— START —

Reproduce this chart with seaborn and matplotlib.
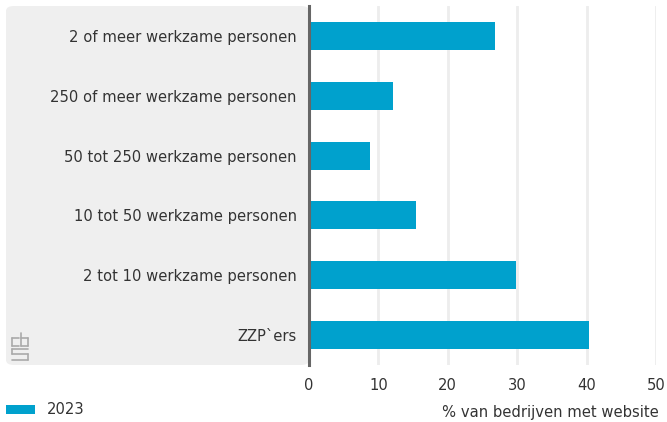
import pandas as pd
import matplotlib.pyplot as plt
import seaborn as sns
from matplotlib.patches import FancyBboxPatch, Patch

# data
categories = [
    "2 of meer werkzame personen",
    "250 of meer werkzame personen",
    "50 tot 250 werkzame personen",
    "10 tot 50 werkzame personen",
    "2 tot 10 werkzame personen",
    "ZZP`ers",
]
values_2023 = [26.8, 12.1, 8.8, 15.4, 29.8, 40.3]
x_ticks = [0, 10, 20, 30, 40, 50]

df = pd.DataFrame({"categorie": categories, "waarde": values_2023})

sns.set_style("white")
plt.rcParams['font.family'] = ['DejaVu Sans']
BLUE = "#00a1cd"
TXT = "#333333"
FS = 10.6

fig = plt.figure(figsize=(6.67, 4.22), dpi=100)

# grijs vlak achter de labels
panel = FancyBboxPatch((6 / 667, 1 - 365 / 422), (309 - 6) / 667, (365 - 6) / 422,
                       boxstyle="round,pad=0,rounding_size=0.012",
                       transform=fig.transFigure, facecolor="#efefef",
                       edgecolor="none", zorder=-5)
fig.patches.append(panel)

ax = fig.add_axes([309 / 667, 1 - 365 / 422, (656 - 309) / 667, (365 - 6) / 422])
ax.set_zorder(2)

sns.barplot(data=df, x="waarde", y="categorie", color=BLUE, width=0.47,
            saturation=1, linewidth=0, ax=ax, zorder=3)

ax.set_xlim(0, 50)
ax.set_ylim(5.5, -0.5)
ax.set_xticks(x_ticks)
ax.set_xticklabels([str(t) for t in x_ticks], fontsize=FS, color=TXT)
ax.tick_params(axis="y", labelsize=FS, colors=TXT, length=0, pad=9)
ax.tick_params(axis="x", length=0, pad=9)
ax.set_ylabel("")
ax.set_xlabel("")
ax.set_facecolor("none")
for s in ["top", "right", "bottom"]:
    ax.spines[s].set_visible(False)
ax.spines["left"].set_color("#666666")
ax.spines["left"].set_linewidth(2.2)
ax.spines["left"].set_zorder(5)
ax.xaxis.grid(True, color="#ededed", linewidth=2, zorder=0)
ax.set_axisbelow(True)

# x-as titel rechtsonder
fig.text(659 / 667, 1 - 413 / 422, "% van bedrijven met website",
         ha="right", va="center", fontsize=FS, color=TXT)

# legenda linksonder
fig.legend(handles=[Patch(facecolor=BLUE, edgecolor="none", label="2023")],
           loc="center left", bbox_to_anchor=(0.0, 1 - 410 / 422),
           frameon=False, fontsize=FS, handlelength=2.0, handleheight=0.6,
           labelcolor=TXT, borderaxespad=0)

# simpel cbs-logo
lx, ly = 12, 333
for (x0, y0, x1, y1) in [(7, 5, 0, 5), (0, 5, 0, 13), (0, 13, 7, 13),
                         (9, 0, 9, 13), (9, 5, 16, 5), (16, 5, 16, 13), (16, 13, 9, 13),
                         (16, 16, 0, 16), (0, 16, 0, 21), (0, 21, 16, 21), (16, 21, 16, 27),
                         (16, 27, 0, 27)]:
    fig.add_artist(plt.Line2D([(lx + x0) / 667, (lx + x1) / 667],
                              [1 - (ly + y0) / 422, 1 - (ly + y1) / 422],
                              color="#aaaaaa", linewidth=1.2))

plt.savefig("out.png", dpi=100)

— END —

:: Task statement ::
Write out, word for word, the lines from the start of the data through the one holding "saturation=1, linewidth=0, ax=ax, zorder=3)". Omit pictures.

:: Answer to this task ::
Reproduce this chart with seaborn and matplotlib.
import pandas as pd
import matplotlib.pyplot as plt
import seaborn as sns
from matplotlib.patches import FancyBboxPatch, Patch

# data
categories = [
    "2 of meer werkzame personen",
    "250 of meer werkzame personen",
    "50 tot 250 werkzame personen",
    "10 tot 50 werkzame personen",
    "2 tot 10 werkzame personen",
    "ZZP`ers",
]
values_2023 = [26.8, 12.1, 8.8, 15.4, 29.8, 40.3]
x_ticks = [0, 10, 20, 30, 40, 50]

df = pd.DataFrame({"categorie": categories, "waarde": values_2023})

sns.set_style("white")
plt.rcParams['font.family'] = ['DejaVu Sans']
BLUE = "#00a1cd"
TXT = "#333333"
FS = 10.6

fig = plt.figure(figsize=(6.67, 4.22), dpi=100)

# grijs vlak achter de labels
panel = FancyBboxPatch((6 / 667, 1 - 365 / 422), (309 - 6) / 667, (365 - 6) / 422,
                       boxstyle="round,pad=0,rounding_size=0.012",
                       transform=fig.transFigure, facecolor="#efefef",
                       edgecolor="none", zorder=-5)
fig.patches.append(panel)

ax = fig.add_axes([309 / 667, 1 - 365 / 422, (656 - 309) / 667, (365 - 6) / 422])
ax.set_zorder(2)

sns.barplot(data=df, x="waarde", y="categorie", color=BLUE, width=0.47,
            saturation=1, linewidth=0, ax=ax, zorder=3)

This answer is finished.